Now this is a great news, but at the same time one needs to be pretty sure as to whether to enter the markets at these levels or no. Many TV channels would give you different perspectives of the same. But one needs to remember that at the end of the day its your money.

From my perspective, one shouldnt enter the markets now atleast for a week or so. See whats the trend in the market especially in the next week and only then should take a call.
If one really wants to invest, then chose the solid stocks like TCS, Titan SBI etc which are very strong. Or can chose the Mutual Fund route. I would opt ONLY for the Mutual Fund at these level.

Happy investing and happy Diwali

Friday, November 5, 2010

Infrastructure Bonds

One of the safest forms of investments is in the Bonds. But now a days there are bonds which are issued from private players also. Now these have minimum of 5 years of lock in period. and a good rate of Interest. You can get anything between 7.5 to 8 % of interest. Again you can chose for annual payment of interest or can go for cumulative which means that your interest is again invested as principle.
And the most important part if that you can get Tax Benefits. And now for the most important point, this investment is Tax Beneficial over and above your 1 lakh invested through section 80ccc[ which is Insurance, NSC, PF , Housing Loan Principle paid etc].

The maximum amount for which you can get the tax benefit is for 20,000/-  Currently L&T has an investment for these bonds open. Though I assume there will be more coming in soon. I would definitely recommend this for investment.

Where do I start from ?

Everyone wonders, where does one start to invest. Well there is never a good time. If you havent been doing it early, then NOW is the right time. Start with small amount. If you dont know the meaning of small amount as such, then see the difference between your monthly income and expenses. Whatever remains is the only amount you have. Now if that amount is very less, then you should try and save atleast 1000 per month. Cut your expense wherever needed, but then you dont have any other choice. Keep this amount separately in a different account if possible. Once you accumulate anything above 5000 INR, then put it into an FD.
Well this is the simplest and the safest form of investing you can do without any harm done and least risk. But again the returns too will be dependent on the prevailing interest rates.

For higher returns you would need to venture into Equity markets. Now again in Equity you can chose to play safe by giving your money to a Fund manager and he will invest properly on your behalf. But off course, whether you have a profit or a lot, he will charge you for his services.
The different options that you to invest into equity are

  1. Directly into the Stock Market
  2. Investing into Mutual Funds
  3. Investing into Equity through Insurance related schemes.
These are the high level ones and can be dealt in detail in each one of them

So if you are looking at investing into stock market then get yourself an Demat account opened. 
Again for mutual funds you may need a demat account but for some you may get them in physical form itself.

ULIP's  gives you the flexibility to invest into equity, with the benefit of an Insurance cover and Tax Benefits.

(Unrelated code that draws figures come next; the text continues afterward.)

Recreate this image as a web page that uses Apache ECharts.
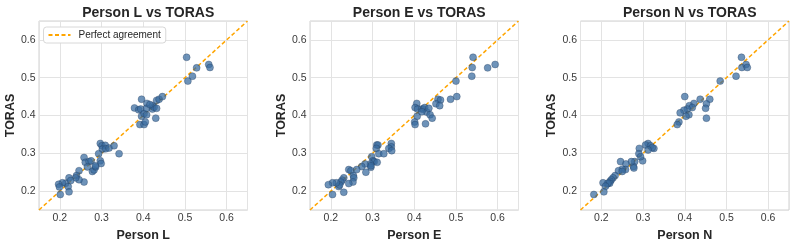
<!DOCTYPE html>
<html><head><meta charset="utf-8">
<script src="https://cdn.jsdelivr.net/npm/echarts@6/dist/echarts.min.js"></script>
<style>html,body{margin:0;padding:0;background:#fff}#c{width:793px;height:247px}</style>
</head><body><div id="c"></div>
<script>
const personNames = ['Person L', 'Person E', 'Person N'];
const axisRange = [0.15, 0.65];
const diagLine = [0.15, 0.65];

const personL_x = [0.504,0.507,0.518,0.528,0.557,0.560,
 0.379,0.389,0.396,0.394,0.392,0.402,0.405,0.396,0.402,0.408,0.409,0.408,0.422,0.422,0.426,0.432,0.432,0.430,0.438,0.446,0.416,
 0.297,0.301,0.309,0.302,0.310,0.318,0.330,0.342,0.293,0.297,0.299,
 0.258,0.261,0.270,0.275,0.266,0.278,0.282,0.286,0.285,0.246,0.258,0.240,0.246,0.238,0.222,0.214,0.206,0.197,0.199,0.220,0.222,0.201,0.226];
const personL_y = [0.554,0.491,0.504,0.526,0.535,0.527,
 0.420,0.415,0.443,0.417,0.376,0.376,0.383,0.398,0.405,0.402,0.432,0.419,0.426,0.417,0.422,0.440,0.419,0.393,0.443,0.450,0.429,
 0.326,0.320,0.321,0.311,0.312,0.314,0.320,0.299,0.299,0.280,0.273,
 0.289,0.276,0.278,0.280,0.264,0.252,0.256,0.264,0.267,0.254,0.224,0.241,0.230,0.235,0.235,0.221,0.222,0.218,0.211,0.212,0.198,0.191,0.228];

const personE_x = [0.541,0.539,0.538,0.576,0.594,0.500,0.502,0.487,0.457,0.463,0.452,0.461,
 0.406,0.402,0.408,0.407,0.401,0.402,0.418,0.422,0.425,0.430,0.435,0.438,0.443,0.427,0.418,
 0.310,0.313,0.309,0.345,0.345,0.339,0.346,0.315,0.327,0.298,0.301,0.304,0.311,0.295,0.296,0.296,0.282,0.274,0.284,
 0.243,0.248,0.262,0.254,0.255,0.253,0.243,0.231,0.227,0.224,0.219,0.221,0.213,0.204,0.194,0.204,0.231];
const personE_y = [0.554,0.527,0.504,0.526,0.535,0.491,0.450,0.443,0.443,0.441,0.431,0.426,
 0.432,0.421,0.417,0.398,0.383,0.376,0.417,0.417,0.421,0.409,0.419,0.402,0.393,0.378,0.410,
 0.322,0.322,0.313,0.326,0.317,0.313,0.307,0.299,0.299,0.291,0.280,0.278,0.276,0.272,0.263,0.267,0.272,0.265,0.250,
 0.257,0.254,0.257,0.241,0.235,0.224,0.220,0.235,0.229,0.224,0.212,0.216,0.222,0.222,0.217,0.191,0.197];

const personN_x = [0.536,0.537,0.547,0.550,0.523,0.485,0.460,0.437,0.452,0.450,0.452,
 0.400,0.422,0.411,0.418,0.406,0.398,0.410,0.403,0.389,0.386,0.382,
 0.312,0.306,0.318,0.326,0.322,0.312,0.291,0.290,0.299,0.294,0.280,0.277,0.278,0.272,0.246,0.259,0.258,
 0.250,0.241,0.250,0.233,0.228,0.224,0.221,0.220,0.214,0.216,0.204,0.210,0.206,0.182];
const personN_y = [0.554,0.527,0.535,0.527,0.504,0.491,0.443,0.443,0.431,0.419,0.393,
 0.450,0.432,0.426,0.421,0.417,0.414,0.402,0.398,0.407,0.383,0.376,
 0.326,0.322,0.320,0.313,0.315,0.309,0.313,0.299,0.280,0.291,0.278,0.265,0.261,0.278,0.278,0.272,0.257,
 0.258,0.254,0.252,0.241,0.235,0.230,0.226,0.221,0.219,0.221,0.222,0.213,0.198,0.191];

const xs = [personL_x, personE_x, personN_x];
const ys = [personL_y, personE_y, personN_y];

const gridLefts = [39, 310, 580.5];
const gridW = 208.5, gridTop = 21, gridH = 191.5;
const FONT = 'Liberation Sans';

const grids = [], xAxes = [], yAxes = [], series = [], titles = [];
for (let i = 0; i < 3; i++) {
  grids.push({left: gridLefts[i], top: gridTop, width: gridW, height: gridH, show: true, borderColor: '#d0d0d0', borderWidth: 1, backgroundColor: '#fff'});
  titles.push({text: personNames[i] + ' vs TORAS', left: gridLefts[i] + gridW / 2, top: 1, textAlign: 'center',
    textStyle: {fontFamily: FONT, fontWeight: 'bold', fontSize: 14, color: '#262626'}});
  const ax = {
    type: 'value', gridIndex: i, min: axisRange[0], max: axisRange[1],
    axisLine: {show: false}, axisTick: {show: false},
    splitLine: {show: true, lineStyle: {color: '#e3e3e3', width: 1}},
    nameLocation: 'middle',
    nameTextStyle: {fontFamily: FONT, fontWeight: 'bold', fontSize: 12.5, color: '#262626'}
  };
  const lbl = {fontFamily: FONT, fontSize: 10.5, color: '#3a3a3a', showMinLabel: false, showMaxLabel: false,
      formatter: v => v.toFixed(1)};
  xAxes.push(Object.assign({}, ax, {name: personNames[i], nameGap: 19, axisLabel: Object.assign({margin: 3}, lbl)}));
  yAxes.push(Object.assign({}, ax, {name: 'TORAS', nameGap: 22, axisLabel: Object.assign({margin: 3.5}, lbl)}));
  series.push({
    name: 'Perfect agreement', type: 'line', xAxisIndex: i, yAxisIndex: i,
    data: [[diagLine[0], diagLine[0]], [diagLine[1], diagLine[1]]],
    symbol: 'none', silent: true, z: 2,
    lineStyle: {color: '#FFA500', width: 1.5, type: [4, 2.5]},
    itemStyle: {color: '#FFA500'}
  });
  series.push({
    name: 'pts' + i, type: 'scatter', xAxisIndex: i, yAxisIndex: i,
    data: xs[i].map((v, k) => [v, ys[i][k]]),
    symbolSize: 7, z: 3,
    itemStyle: {color: 'rgba(58,108,160,0.92)', borderColor: 'rgba(30,55,85,0.8)', borderWidth: 0.5}
  });
}

const chart = echarts.init(document.getElementById('c'), null, {renderer: 'canvas'});
chart.setOption({
  animation: false,
  backgroundColor: '#fff',
  title: titles,
  grid: grids, xAxis: xAxes, yAxis: yAxes, series: series,
  legend: {
    data: ['Perfect agreement'], left: 43.5, top: 27,
    orient: 'horizontal', itemWidth: 22, itemHeight: 10, itemGap: 6,
    padding: [3, 5, 3, 4], borderColor: '#d8d8d8', borderWidth: 1, borderRadius: 3, backgroundColor: '#fff',
    itemStyle: {opacity: 0},
    textStyle: {fontFamily: FONT, fontSize: 10, color: '#262626', padding: [0, 0, 0, 3]}
  }
});
</script></body></html>
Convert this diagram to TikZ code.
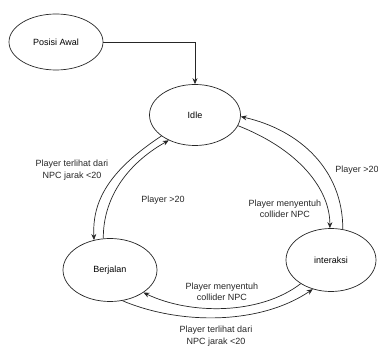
\documentclass[tikz,border=0pt]{standalone}
\usepackage{fontspec}
\setmainfont{Liberation Sans}
\usetikzlibrary{arrows.meta,shapes.geometric}

\tikzset{
  state/.style={draw=black!85, line width=0.7pt, ellipse, inner sep=0pt, fill=white},
  trans/.style={draw=black!85, line width=0.7pt, -{Stealth[length=6pt,width=5pt]}},
  lbl/.style={align=center, inner sep=0pt, font=\fontsize{9}{11.5}\selectfont, text=black!85},
}

\begin{document}
\begin{tikzpicture}[x=1pt, y=-1pt, font=\fontsize{9}{11.5}\selectfont]
  \useasboundingbox (0,0) rectangle (378,347);

  % states
  \node[state, minimum width=94pt, minimum height=56pt] (start) at (56,42) {Posisi Awal};
  \node[state, minimum width=91pt, minimum height=61pt] (idle) at (195,115) {Idle};
  \node[state, minimum width=94pt, minimum height=63pt] (walk) at (110,270) {Berjalan};
  \node[state, minimum width=90pt, minimum height=63pt] (talk) at (331,260) {interaksi};

  % initial transition
  \draw[trans] (start.east) -| (idle.north);

  % Idle <-> Berjalan
  \draw[trans] (idle.212) .. controls (110,170) and (92,200) .. (walk.118);
  \draw[trans] (walk.102) .. controls (103,200) and (125,165) .. (idle.224);

  % Idle <-> interaksi
  \draw[trans] (talk.69) .. controls (343,170) and (300,130) .. (idle.358);
  \draw[trans] (idle.346) .. controls (300,150) and (330,190) .. (talk.92);

  % interaksi <-> Berjalan
  \draw[trans] (talk.218) .. controls (260,315) and (190,315) .. (walk.326);
  \draw[trans] (walk.292) .. controls (180,325) and (260,325) .. (talk.238);

  % transition labels
  \node[lbl] (l1) at (72,170) {Player terlihat dari\\NPC jarak <20};
  \node[lbl] (l2) at (163,200) {Player >20};
  \node[lbl] (l3) at (357,170) {Player >20};
  \node[lbl] (l4) at (285,209) {Player menyentuh\\collider NPC};
  \node[lbl] (l5) at (222,292) {Player menyentuh\\collider NPC};
  \node[lbl] (l6) at (216,336) {Player terlihat dari\\NPC jarak <20};
\end{tikzpicture}
\end{document}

For the insurance there are many many plans and schemes. Just call an agent and get yourself familiarised with the same.

Another safe option would be to invest in Gold. Now Gold can be bought in physical form or in the ETF's which are like shares in demat form. This gives you the flexibility to just have the details without having the botheration of safekeeping of Gold. And can be bought and sold easily. Most importantly, even if you have less money , with which no one will be able to give you a small amount of Gold, ETF can do the job for you.

Keep saving, Keep investing. Just remember to save a little everyday, and that would help you a lot in the long run. 
For example, just by skipping one coffee at any coffee outlet you would be saving 60/- per day. Which would amount to 1800 per month and approx 20000 an year. Good enough to have a nice Insurance plan to cover you and your family just at the cost of coffee.